GOAL:
Can you transcribe the data exactly? Leave the pictures out.

· · ·

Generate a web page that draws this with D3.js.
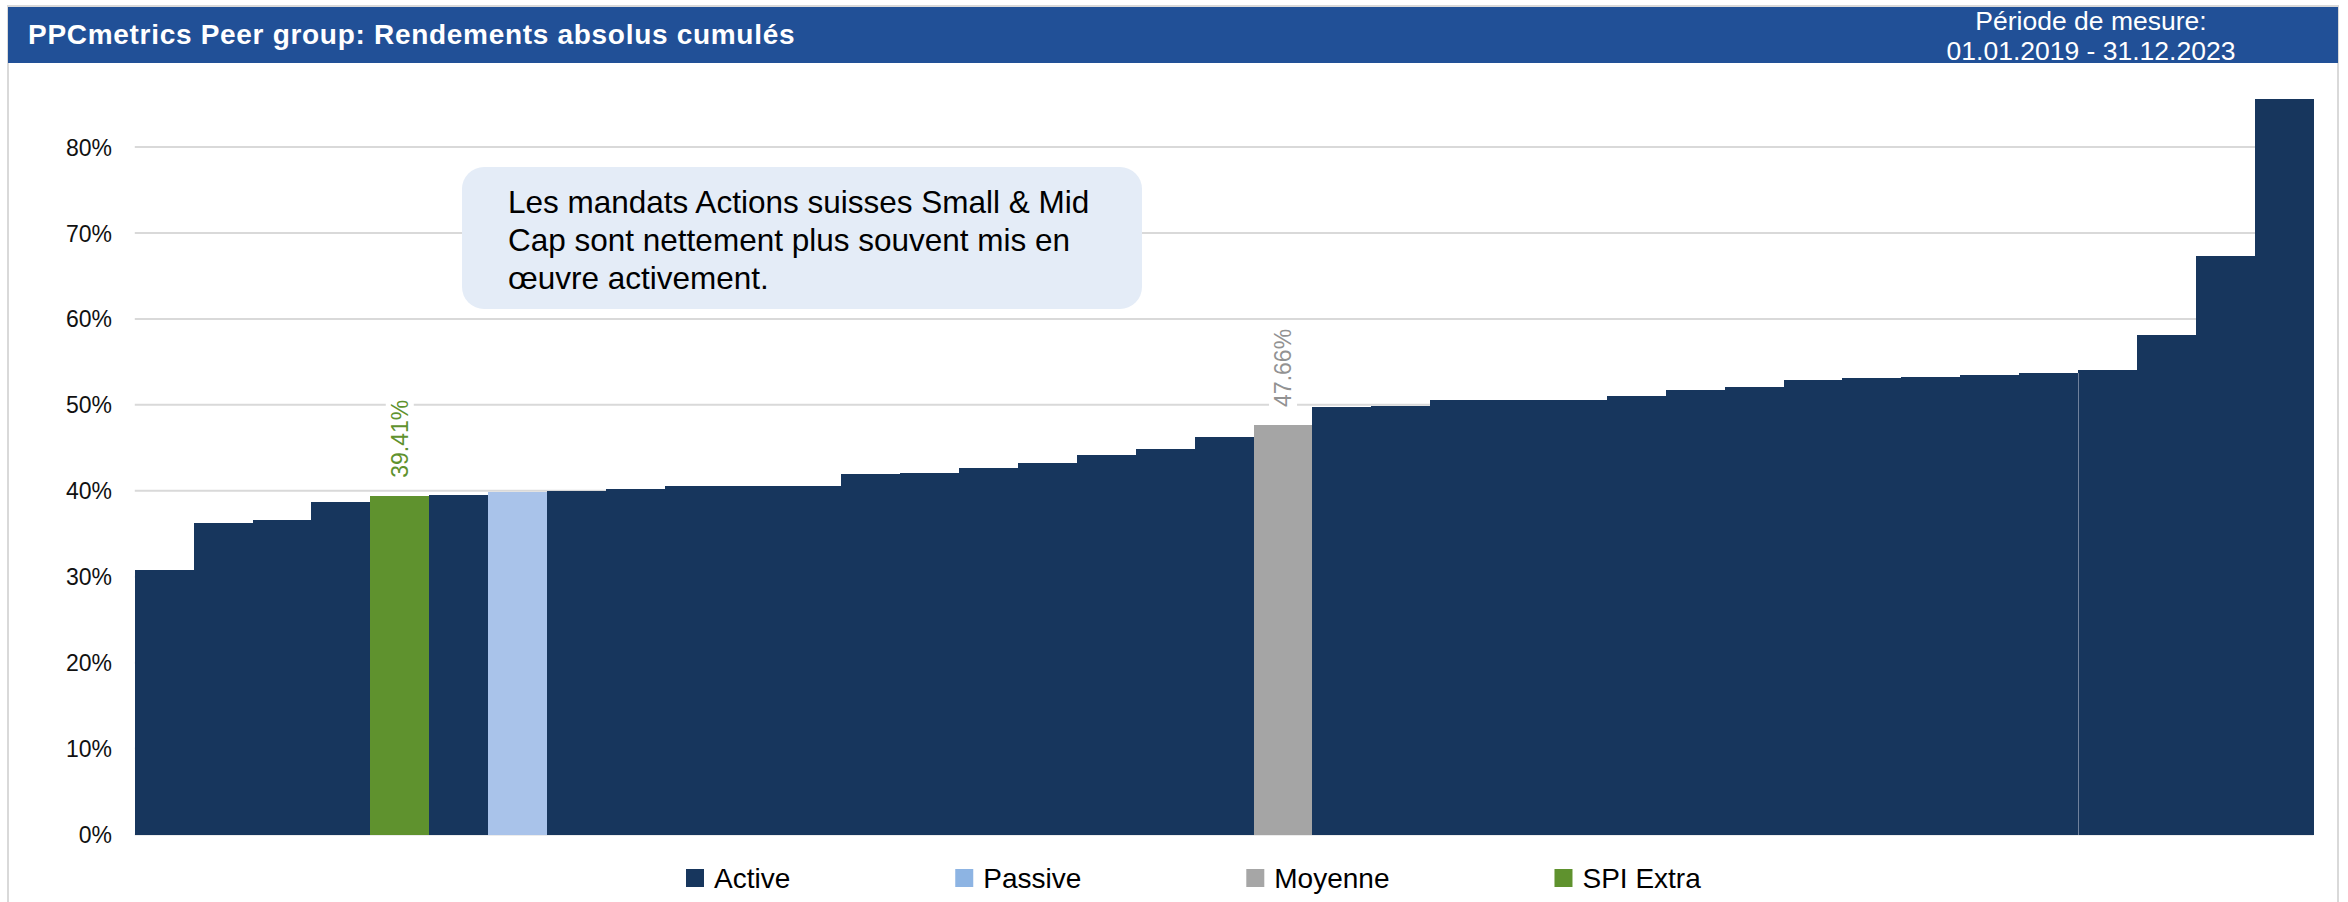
<!DOCTYPE html>
<html><head><meta charset="utf-8">
<script src="https://cdn.jsdelivr.net/npm/d3@7/dist/d3.min.js"></script>
<style>
body{margin:0;background:#fff;}
svg{display:block;font-family:"Liberation Sans",Arial,Helvetica,sans-serif;}
</style>
</head><body>
<svg id="chart" width="2348" height="902"></svg>
<script>
// ---------- DATA ----------
const title = "PPCmetrics Peer group: Rendements absolus cumulés";
const periodLines = ["Période de mesure:", "01.01.2019 - 31.12.2023"];
const noteLines = ["Les mandats Actions suisses Small & Mid", "Cap sont nettement plus souvent mis en", "œuvre activement."];
const seriesNames = ["Active", "Passive", "Moyenne", "SPI Extra"];
// cumulative absolute returns (%), sorted ascending
const values = [30.8, 36.2, 36.6, 38.7, 39.41, 39.5, 39.8, 40.0, 40.2, 40.5,
                40.6, 40.6, 42.0, 42.1, 42.7, 43.2, 44.2, 44.9, 46.3, 47.66,
                49.8, 49.9, 50.6, 50.6, 50.6, 51.0, 51.7, 52.1, 52.9, 53.1,
                53.2, 53.5, 53.7, 54.0, 58.1, 67.3, 85.6];
const barSeries = ["Active","Active","Active","Active","SPI Extra","Active","Passive","Active","Active","Active",
                   "Active","Active","Active","Active","Active","Active","Active","Active","Active","Moyenne",
                   "Active","Active","Active","Active","Active","Active","Active","Active","Active","Active",
                   "Active","Active","Active","Active","Active","Active","Active"];
const labelledSeries = ["SPI Extra", "Moyenne"];
const yTicks = [0, 10, 20, 30, 40, 50, 60, 70, 80];
const seamAfter = 32; // thin separator visible in the source between two bars

// ---------- STYLE ----------
const barColor = {"Active":"#17365d","Passive":"#a9c3ea","Moyenne":"#a5a5a5","SPI Extra":"#5f922e"};
const legendColor = {"Active":"#17365d","Passive":"#8db4e3","Moyenne":"#a6a6a6","SPI Extra":"#5f922e"};
const labelColor = {"SPI Extra":"#5f922e","Moyenne":"#929292"};

const svg = d3.select("#chart");
const plot = {left: 134.8, right: 2313.5, bottom: 834.5, top80: 147};

// frame
svg.append("rect").attr("x", 8).attr("y", 6).attr("width", 2330).attr("height", 900)
  .attr("fill", "#fff").attr("stroke", "#d9d9d9").attr("stroke-width", 2);

// header
svg.append("rect").attr("x", 8).attr("y", 7).attr("width", 2330).attr("height", 56).attr("fill", "#215097");
svg.append("text").attr("x", 28).attr("y", 44).attr("fill", "#fff")
  .attr("font-size", 28).attr("font-weight", "bold").attr("letter-spacing", 0.7).text(title);
svg.append("g").selectAll("text").data(periodLines).join("text")
  .attr("x", 2091).attr("y", (d, i) => 30 + i * 30).attr("text-anchor", "middle")
  .attr("fill", "#fff").attr("font-size", 26.5).text(d => d);

// scales
const x = d3.scaleBand().domain(d3.range(values.length)).range([plot.left, plot.right]).padding(0);
const y = d3.scaleLinear().domain([0, 80]).range([plot.bottom, plot.top80]);

// gridlines
svg.append("g").selectAll("line").data(yTicks).join("line")
  .attr("x1", plot.left).attr("x2", plot.right)
  .attr("y1", d => y(d)).attr("y2", d => y(d))
  .attr("stroke", "#d9d9d9").attr("stroke-width", 2);

// y axis
const yAxis = d3.axisLeft(y).tickValues(yTicks).tickSize(0).tickPadding(0).tickFormat(d => d + "%");
const ya = svg.append("g").attr("transform", "translate(112,0)").call(yAxis);
ya.select(".domain").remove();
ya.selectAll("text").attr("font-size", 23).attr("fill", "#111")
  .attr("font-family", '"Liberation Sans",Arial,sans-serif').attr("dy", "0.35em");

// bars (snapped to whole pixels so neighbours touch without seams)
svg.append("g").attr("shape-rendering", "crispEdges").selectAll("rect").data(values).join("rect")
  .attr("x", (d, i) => Math.round(x(i)))
  .attr("width", (d, i) => Math.round(x(i) + x.bandwidth()) - Math.round(x(i)))
  .attr("y", d => Math.round(y(d))).attr("height", d => Math.round(y(0)) - Math.round(y(d)))
  .attr("fill", (d, i) => barColor[barSeries[i]]);

// thin separator seen in the source
const sx = Math.round(x(seamAfter + 1)) + 0.5;
svg.append("line").attr("x1", sx).attr("x2", sx)
  .attr("y1", Math.round(y(values[seamAfter]))).attr("y2", Math.round(y(0)))
  .attr("stroke", "#6f819c").attr("stroke-width", 1);

// value labels (rotated)
const labelled = values.map((v, i) => ({v, i, s: barSeries[i]})).filter(d => labelledSeries.includes(d.s));
const lg = svg.append("g").selectAll("g").data(labelled).join("g")
  .attr("transform", d => `translate(${x(d.i) + x.bandwidth() / 2},${y(d.v) - 18}) rotate(-90)`);
lg.append("rect").attr("class", "bg").attr("fill", "#fff");
lg.append("text").attr("font-size", 23).attr("dominant-baseline", "central")
  .attr("fill", d => labelColor[d.s]).text(d => d.v.toFixed(2) + "%");
lg.each(function() {
  const g = d3.select(this);
  const bb = g.select("text").node().getBBox();
  g.select("rect").attr("x", bb.x - 4).attr("y", bb.y - 1).attr("width", bb.width + 8).attr("height", bb.height + 2);
});

// annotation box
svg.append("rect").attr("x", 462).attr("y", 167).attr("width", 680).attr("height", 142)
  .attr("rx", 22).attr("fill", "#e4ecf7");
svg.append("g").selectAll("text").data(noteLines).join("text")
  .attr("x", 508).attr("y", (d, i) => 213 + i * 38)
  .attr("font-size", 31.5).attr("fill", "#000").text(d => d);

// legend
const leg = svg.append("g");
let lx = 686;
seriesNames.forEach(name => {
  const g = leg.append("g").attr("transform", `translate(${lx},0)`);
  g.append("rect").attr("x", 0).attr("y", 869).attr("width", 18).attr("height", 18).attr("fill", legendColor[name]);
  const t = g.append("text").attr("x", 28).attr("y", 878).attr("dominant-baseline", "central")
    .attr("font-size", 28).attr("fill", "#000").text(name);
  lx += 28 + t.node().getComputedTextLength() + 165;
});
</script>
</body></html>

· · ·

COMPLETE ANSWER:
Generate a web page that draws this with D3.js.
<!DOCTYPE html>
<html><head><meta charset="utf-8">
<script src="https://cdn.jsdelivr.net/npm/d3@7/dist/d3.min.js"></script>
<style>
body{margin:0;background:#fff;}
svg{display:block;font-family:"Liberation Sans",Arial,Helvetica,sans-serif;}
</style>
</head><body>
<svg id="chart" width="2348" height="902"></svg>
<script>
// ---------- DATA ----------
const title = "PPCmetrics Peer group: Rendements absolus cumulés";
const periodLines = ["Période de mesure:", "01.01.2019 - 31.12.2023"];
const noteLines = ["Les mandats Actions suisses Small & Mid", "Cap sont nettement plus souvent mis en", "œuvre activement."];
const seriesNames = ["Active", "Passive", "Moyenne", "SPI Extra"];
// cumulative absolute returns (%), sorted ascending
const values = [30.8, 36.2, 36.6, 38.7, 39.41, 39.5, 39.8, 40.0, 40.2, 40.5,
                40.6, 40.6, 42.0, 42.1, 42.7, 43.2, 44.2, 44.9, 46.3, 47.66,
                49.8, 49.9, 50.6, 50.6, 50.6, 51.0, 51.7, 52.1, 52.9, 53.1,
                53.2, 53.5, 53.7, 54.0, 58.1, 67.3, 85.6];
const barSeries = ["Active","Active","Active","Active","SPI Extra","Active","Passive","Active","Active","Active",
                   "Active","Active","Active","Active","Active","Active","Active","Active","Active","Moyenne",
                   "Active","Active","Active","Active","Active","Active","Active","Active","Active","Active",
                   "Active","Active","Active","Active","Active","Active","Active"];
const labelledSeries = ["SPI Extra", "Moyenne"];
const yTicks = [0, 10, 20, 30, 40, 50, 60, 70, 80];
const seamAfter = 32; // thin separator visible in the source between two bars

// ---------- STYLE ----------
const barColor = {"Active":"#17365d","Passive":"#a9c3ea","Moyenne":"#a5a5a5","SPI Extra":"#5f922e"};
const legendColor = {"Active":"#17365d","Passive":"#8db4e3","Moyenne":"#a6a6a6","SPI Extra":"#5f922e"};
const labelColor = {"SPI Extra":"#5f922e","Moyenne":"#929292"};

const svg = d3.select("#chart");
const plot = {left: 134.8, right: 2313.5, bottom: 834.5, top80: 147};

// frame
svg.append("rect").attr("x", 8).attr("y", 6).attr("width", 2330).attr("height", 900)
  .attr("fill", "#fff").attr("stroke", "#d9d9d9").attr("stroke-width", 2);

// header
svg.append("rect").attr("x", 8).attr("y", 7).attr("width", 2330).attr("height", 56).attr("fill", "#215097");
svg.append("text").attr("x", 28).attr("y", 44).attr("fill", "#fff")
  .attr("font-size", 28).attr("font-weight", "bold").attr("letter-spacing", 0.7).text(title);
svg.append("g").selectAll("text").data(periodLines).join("text")
  .attr("x", 2091).attr("y", (d, i) => 30 + i * 30).attr("text-anchor", "middle")
  .attr("fill", "#fff").attr("font-size", 26.5).text(d => d);

// scales
const x = d3.scaleBand().domain(d3.range(values.length)).range([plot.left, plot.right]).padding(0);
const y = d3.scaleLinear().domain([0, 80]).range([plot.bottom, plot.top80]);

// gridlines
svg.append("g").selectAll("line").data(yTicks).join("line")
  .attr("x1", plot.left).attr("x2", plot.right)
  .attr("y1", d => y(d)).attr("y2", d => y(d))
  .attr("stroke", "#d9d9d9").attr("stroke-width", 2);

// y axis
const yAxis = d3.axisLeft(y).tickValues(yTicks).tickSize(0).tickPadding(0).tickFormat(d => d + "%");
const ya = svg.append("g").attr("transform", "translate(112,0)").call(yAxis);
ya.select(".domain").remove();
ya.selectAll("text").attr("font-size", 23).attr("fill", "#111")
  .attr("font-family", '"Liberation Sans",Arial,sans-serif').attr("dy", "0.35em");

// bars (snapped to whole pixels so neighbours touch without seams)
svg.append("g").attr("shape-rendering", "crispEdges").selectAll("rect").data(values).join("rect")
  .attr("x", (d, i) => Math.round(x(i)))
  .attr("width", (d, i) => Math.round(x(i) + x.bandwidth()) - Math.round(x(i)))
  .attr("y", d => Math.round(y(d))).attr("height", d => Math.round(y(0)) - Math.round(y(d)))
  .attr("fill", (d, i) => barColor[barSeries[i]]);

// thin separator seen in the source
const sx = Math.round(x(seamAfter + 1)) + 0.5;
svg.append("line").attr("x1", sx).attr("x2", sx)
  .attr("y1", Math.round(y(values[seamAfter]))).attr("y2", Math.round(y(0)))
  .attr("stroke", "#6f819c").attr("stroke-width", 1);

// value labels (rotated)
const labelled = values.map((v, i) => ({v, i, s: barSeries[i]})).filter(d => labelledSeries.includes(d.s));
const lg = svg.append("g").selectAll("g").data(labelled).join("g")
  .attr("transform", d => `translate(${x(d.i) + x.bandwidth() / 2},${y(d.v) - 18}) rotate(-90)`);
lg.append("rect").attr("class", "bg").attr("fill", "#fff");
lg.append("text").attr("font-size", 23).attr("dominant-baseline", "central")
  .attr("fill", d => labelColor[d.s]).text(d => d.v.toFixed(2) + "%");
lg.each(function() {
  const g = d3.select(this);
  const bb = g.select("text").node().getBBox();
  g.select("rect").attr("x", bb.x - 4).attr("y", bb.y - 1).attr("width", bb.width + 8).attr("height", bb.height + 2);
});

// annotation box
svg.append("rect").attr("x", 462).attr("y", 167).attr("width", 680).attr("height", 142)
  .attr("rx", 22).attr("fill", "#e4ecf7");
svg.append("g").selectAll("text").data(noteLines).join("text")
  .attr("x", 508).attr("y", (d, i) => 213 + i * 38)
  .attr("font-size", 31.5).attr("fill", "#000").text(d => d);

// legend
const leg = svg.append("g");
let lx = 686;
seriesNames.forEach(name => {
  const g = leg.append("g").attr("transform", `translate(${lx},0)`);
  g.append("rect").attr("x", 0).attr("y", 869).attr("width", 18).attr("height", 18).attr("fill", legendColor[name]);
  const t = g.append("text").attr("x", 28).attr("y", 878).attr("dominant-baseline", "central")
    .attr("font-size", 28).attr("fill", "#000").text(name);
  lx += 28 + t.node().getComputedTextLength() + 165;
});
</script>
</body></html>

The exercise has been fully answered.